_DATASET ROWS_
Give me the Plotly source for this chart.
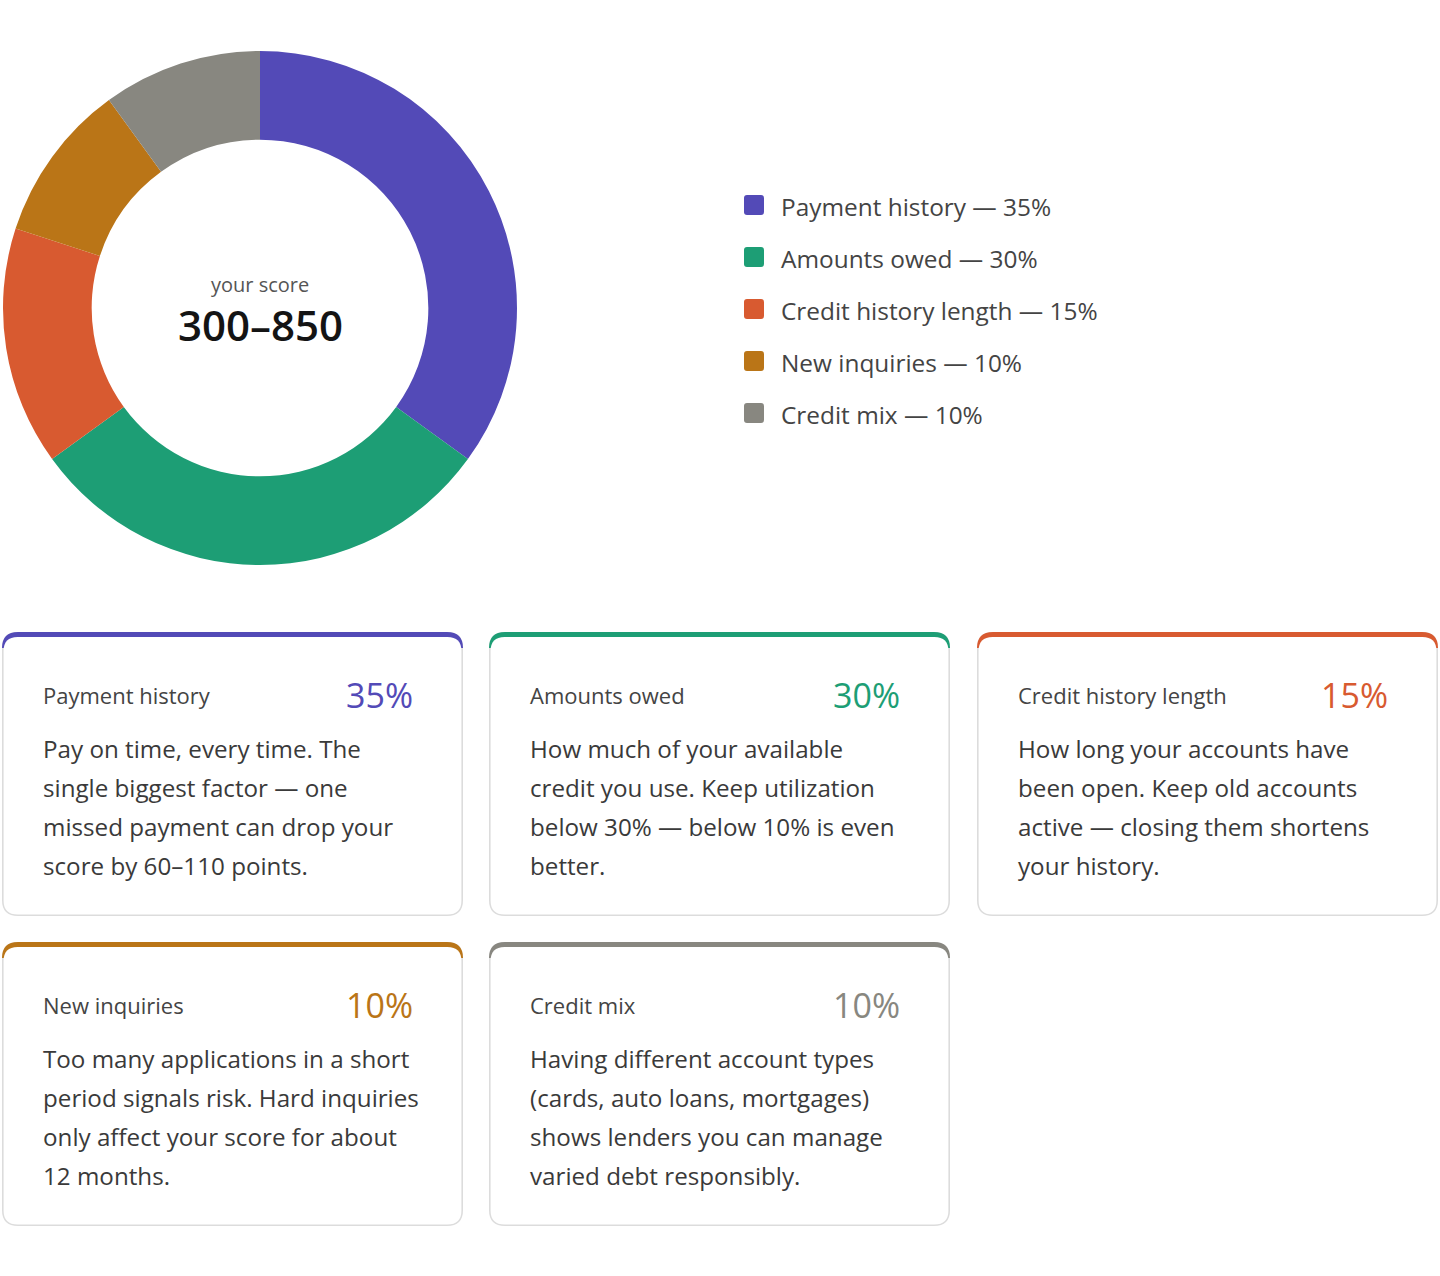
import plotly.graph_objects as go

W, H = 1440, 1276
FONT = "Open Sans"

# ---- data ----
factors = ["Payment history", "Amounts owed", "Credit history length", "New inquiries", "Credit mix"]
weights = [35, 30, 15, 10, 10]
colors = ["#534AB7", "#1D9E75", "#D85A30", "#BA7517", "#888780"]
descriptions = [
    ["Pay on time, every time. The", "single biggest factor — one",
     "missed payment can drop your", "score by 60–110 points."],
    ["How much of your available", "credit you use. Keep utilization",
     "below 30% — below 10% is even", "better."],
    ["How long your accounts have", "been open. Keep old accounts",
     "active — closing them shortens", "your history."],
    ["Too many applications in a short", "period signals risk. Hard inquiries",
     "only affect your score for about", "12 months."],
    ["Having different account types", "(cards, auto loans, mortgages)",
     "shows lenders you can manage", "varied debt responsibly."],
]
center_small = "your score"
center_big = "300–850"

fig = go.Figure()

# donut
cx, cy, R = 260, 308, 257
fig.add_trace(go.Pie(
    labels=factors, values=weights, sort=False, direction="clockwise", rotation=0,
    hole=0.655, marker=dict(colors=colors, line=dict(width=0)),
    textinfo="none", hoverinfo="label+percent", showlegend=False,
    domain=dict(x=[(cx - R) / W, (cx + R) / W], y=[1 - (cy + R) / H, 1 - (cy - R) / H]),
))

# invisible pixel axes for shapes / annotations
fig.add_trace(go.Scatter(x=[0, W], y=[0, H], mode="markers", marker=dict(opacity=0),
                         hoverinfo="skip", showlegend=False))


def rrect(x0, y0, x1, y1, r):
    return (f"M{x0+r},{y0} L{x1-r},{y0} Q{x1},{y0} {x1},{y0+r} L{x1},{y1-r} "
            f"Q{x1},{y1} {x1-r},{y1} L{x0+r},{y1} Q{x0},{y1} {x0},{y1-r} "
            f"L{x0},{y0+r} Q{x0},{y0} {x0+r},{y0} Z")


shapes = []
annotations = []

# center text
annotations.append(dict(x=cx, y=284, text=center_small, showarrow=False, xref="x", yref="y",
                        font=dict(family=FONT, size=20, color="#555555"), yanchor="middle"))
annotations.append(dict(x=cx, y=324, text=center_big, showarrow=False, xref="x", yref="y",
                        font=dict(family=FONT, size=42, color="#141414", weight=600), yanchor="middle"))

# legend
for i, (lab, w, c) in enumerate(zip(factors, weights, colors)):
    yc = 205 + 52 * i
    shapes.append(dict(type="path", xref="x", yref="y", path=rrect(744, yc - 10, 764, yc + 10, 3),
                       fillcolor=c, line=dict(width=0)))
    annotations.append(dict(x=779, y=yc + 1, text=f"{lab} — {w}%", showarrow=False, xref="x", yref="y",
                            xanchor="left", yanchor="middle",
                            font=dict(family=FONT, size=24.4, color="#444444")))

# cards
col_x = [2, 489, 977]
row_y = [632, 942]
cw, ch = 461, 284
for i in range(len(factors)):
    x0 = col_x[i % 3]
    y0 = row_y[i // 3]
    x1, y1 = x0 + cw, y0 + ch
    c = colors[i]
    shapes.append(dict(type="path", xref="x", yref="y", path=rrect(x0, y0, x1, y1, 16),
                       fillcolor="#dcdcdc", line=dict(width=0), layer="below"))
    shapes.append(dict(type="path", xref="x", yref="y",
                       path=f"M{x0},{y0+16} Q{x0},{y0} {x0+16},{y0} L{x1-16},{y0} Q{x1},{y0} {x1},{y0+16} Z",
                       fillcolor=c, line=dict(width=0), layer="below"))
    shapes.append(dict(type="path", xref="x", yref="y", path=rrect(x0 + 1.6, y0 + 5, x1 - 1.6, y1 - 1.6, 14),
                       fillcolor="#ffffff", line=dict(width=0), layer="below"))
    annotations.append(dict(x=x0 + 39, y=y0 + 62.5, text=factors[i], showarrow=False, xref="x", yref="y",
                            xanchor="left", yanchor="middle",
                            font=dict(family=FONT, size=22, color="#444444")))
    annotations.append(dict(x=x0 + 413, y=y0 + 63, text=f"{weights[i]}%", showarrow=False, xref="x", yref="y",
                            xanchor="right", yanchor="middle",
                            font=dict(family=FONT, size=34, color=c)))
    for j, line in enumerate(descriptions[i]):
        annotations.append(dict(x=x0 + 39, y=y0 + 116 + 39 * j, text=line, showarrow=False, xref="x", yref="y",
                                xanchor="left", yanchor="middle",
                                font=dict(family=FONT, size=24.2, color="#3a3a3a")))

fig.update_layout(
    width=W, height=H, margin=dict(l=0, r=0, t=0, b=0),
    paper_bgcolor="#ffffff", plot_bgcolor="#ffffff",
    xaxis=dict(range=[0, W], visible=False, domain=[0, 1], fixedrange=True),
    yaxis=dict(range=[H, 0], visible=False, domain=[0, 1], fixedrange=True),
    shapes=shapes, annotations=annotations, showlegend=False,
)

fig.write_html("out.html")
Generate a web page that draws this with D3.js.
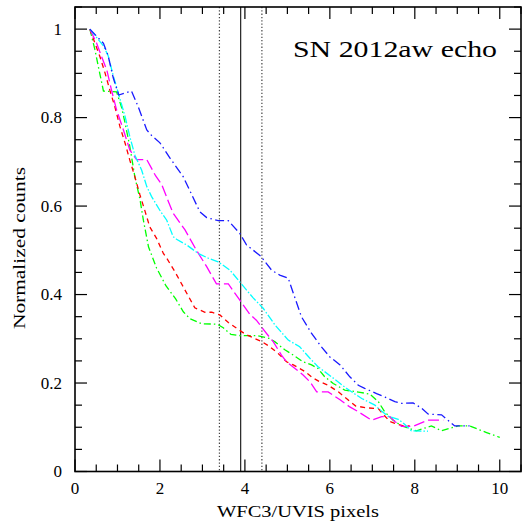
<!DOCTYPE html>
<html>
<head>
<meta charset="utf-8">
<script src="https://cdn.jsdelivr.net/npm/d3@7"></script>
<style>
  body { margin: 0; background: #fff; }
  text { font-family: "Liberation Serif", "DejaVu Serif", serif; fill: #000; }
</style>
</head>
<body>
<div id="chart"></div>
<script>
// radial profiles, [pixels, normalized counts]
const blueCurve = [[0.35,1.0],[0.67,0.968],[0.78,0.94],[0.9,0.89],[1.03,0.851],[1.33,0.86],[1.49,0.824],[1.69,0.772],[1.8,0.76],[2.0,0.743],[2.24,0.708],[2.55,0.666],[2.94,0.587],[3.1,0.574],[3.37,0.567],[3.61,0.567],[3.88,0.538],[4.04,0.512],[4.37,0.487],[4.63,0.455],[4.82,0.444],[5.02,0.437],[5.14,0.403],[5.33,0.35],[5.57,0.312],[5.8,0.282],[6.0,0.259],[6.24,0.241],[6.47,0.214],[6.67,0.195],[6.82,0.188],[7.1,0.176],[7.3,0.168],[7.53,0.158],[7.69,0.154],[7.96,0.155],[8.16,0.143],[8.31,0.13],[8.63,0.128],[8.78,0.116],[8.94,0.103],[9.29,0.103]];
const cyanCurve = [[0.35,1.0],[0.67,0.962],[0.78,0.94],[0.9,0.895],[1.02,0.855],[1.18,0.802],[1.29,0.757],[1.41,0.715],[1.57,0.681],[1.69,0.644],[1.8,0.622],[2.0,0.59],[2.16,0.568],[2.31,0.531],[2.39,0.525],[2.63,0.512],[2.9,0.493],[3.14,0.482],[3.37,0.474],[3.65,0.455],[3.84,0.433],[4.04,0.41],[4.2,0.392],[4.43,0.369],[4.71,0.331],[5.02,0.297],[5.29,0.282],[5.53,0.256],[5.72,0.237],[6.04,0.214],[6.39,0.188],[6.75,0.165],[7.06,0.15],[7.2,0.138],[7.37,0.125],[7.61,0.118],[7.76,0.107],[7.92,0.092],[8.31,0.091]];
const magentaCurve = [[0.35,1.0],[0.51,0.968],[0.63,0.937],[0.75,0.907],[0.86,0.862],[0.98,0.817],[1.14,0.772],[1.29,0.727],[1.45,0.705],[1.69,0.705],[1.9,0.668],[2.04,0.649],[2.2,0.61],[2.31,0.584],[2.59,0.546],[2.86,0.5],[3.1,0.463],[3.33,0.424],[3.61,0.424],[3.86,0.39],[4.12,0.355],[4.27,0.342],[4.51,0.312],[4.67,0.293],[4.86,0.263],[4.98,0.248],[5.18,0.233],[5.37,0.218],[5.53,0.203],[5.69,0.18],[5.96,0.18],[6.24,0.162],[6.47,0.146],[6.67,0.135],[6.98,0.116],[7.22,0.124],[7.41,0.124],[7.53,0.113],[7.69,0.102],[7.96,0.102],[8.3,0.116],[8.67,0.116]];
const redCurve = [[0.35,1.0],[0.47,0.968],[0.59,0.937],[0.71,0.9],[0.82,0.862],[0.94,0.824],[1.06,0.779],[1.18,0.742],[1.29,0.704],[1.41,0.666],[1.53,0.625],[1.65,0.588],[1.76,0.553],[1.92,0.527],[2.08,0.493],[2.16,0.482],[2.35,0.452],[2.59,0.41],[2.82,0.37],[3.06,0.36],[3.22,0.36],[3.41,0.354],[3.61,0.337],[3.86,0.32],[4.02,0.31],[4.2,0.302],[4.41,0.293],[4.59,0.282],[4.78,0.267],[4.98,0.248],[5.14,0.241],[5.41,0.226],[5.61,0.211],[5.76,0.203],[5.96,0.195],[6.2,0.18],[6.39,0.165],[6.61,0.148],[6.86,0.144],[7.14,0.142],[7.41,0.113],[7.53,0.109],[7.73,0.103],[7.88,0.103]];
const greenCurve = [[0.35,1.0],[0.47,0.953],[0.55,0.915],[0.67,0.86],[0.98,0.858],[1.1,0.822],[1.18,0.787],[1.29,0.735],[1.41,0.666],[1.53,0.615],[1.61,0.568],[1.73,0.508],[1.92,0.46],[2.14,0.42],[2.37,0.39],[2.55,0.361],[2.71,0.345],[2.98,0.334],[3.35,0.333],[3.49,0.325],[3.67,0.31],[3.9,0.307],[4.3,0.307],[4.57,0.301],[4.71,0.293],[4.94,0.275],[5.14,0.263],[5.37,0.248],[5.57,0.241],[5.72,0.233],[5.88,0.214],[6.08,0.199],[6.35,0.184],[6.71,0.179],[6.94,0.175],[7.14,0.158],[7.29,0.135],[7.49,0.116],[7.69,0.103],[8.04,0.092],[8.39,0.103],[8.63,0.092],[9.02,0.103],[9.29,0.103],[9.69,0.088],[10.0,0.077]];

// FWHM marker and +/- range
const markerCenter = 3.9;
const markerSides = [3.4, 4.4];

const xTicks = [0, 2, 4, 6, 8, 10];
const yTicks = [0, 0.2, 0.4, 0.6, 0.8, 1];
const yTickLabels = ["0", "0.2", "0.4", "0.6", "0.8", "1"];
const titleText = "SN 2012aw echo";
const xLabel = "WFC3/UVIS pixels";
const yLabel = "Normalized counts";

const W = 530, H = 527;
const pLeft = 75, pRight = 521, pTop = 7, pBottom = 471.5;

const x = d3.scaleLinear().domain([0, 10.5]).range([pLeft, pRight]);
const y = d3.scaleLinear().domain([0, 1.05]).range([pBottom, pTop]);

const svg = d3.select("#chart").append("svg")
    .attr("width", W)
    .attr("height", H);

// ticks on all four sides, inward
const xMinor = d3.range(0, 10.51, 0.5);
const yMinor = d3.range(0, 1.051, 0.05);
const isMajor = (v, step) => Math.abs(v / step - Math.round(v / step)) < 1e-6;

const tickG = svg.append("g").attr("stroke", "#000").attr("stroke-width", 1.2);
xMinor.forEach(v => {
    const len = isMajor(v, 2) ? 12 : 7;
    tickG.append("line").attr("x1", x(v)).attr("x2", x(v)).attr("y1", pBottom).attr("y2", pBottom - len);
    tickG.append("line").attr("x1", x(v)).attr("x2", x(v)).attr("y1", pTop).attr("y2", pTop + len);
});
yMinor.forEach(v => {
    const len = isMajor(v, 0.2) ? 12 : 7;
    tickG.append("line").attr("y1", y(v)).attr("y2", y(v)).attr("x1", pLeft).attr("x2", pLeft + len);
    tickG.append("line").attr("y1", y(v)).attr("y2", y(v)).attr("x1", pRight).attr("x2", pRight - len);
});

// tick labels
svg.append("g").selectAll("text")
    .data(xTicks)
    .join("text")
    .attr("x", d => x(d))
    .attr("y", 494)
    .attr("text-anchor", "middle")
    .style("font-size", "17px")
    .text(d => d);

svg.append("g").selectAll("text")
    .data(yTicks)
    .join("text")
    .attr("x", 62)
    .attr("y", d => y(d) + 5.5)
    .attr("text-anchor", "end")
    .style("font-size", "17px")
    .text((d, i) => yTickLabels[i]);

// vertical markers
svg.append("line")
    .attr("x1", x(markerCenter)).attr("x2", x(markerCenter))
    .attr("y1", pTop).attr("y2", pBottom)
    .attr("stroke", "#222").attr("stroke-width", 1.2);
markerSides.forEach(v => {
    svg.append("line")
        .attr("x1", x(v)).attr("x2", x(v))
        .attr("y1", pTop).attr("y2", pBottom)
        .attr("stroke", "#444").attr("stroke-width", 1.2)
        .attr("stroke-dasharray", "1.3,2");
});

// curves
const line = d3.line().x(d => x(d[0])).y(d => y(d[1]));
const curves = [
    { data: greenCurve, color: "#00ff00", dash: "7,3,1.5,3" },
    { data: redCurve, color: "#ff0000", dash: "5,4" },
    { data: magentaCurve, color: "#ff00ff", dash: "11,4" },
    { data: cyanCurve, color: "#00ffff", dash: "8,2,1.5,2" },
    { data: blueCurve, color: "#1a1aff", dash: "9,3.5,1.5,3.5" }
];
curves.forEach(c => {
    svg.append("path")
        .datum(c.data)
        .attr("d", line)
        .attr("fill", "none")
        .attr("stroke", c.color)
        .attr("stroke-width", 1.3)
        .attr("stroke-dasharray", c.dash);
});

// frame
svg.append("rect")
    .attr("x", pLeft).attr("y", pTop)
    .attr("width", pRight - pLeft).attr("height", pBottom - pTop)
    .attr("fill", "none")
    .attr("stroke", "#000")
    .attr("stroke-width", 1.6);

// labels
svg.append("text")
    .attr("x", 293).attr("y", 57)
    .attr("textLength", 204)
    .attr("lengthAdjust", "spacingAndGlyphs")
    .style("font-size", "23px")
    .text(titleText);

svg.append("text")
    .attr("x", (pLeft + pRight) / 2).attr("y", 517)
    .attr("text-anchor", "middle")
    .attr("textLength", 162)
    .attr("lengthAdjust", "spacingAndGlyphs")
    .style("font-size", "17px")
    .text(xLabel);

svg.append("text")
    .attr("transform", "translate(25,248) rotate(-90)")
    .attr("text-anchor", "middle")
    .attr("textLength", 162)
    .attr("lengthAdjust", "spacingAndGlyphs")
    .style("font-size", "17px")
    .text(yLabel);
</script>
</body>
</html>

_TASK BRIEF_
Lines of the listing that contain the word "chart" are to be counted; report only their number.

_RESPONSE BELOW_
3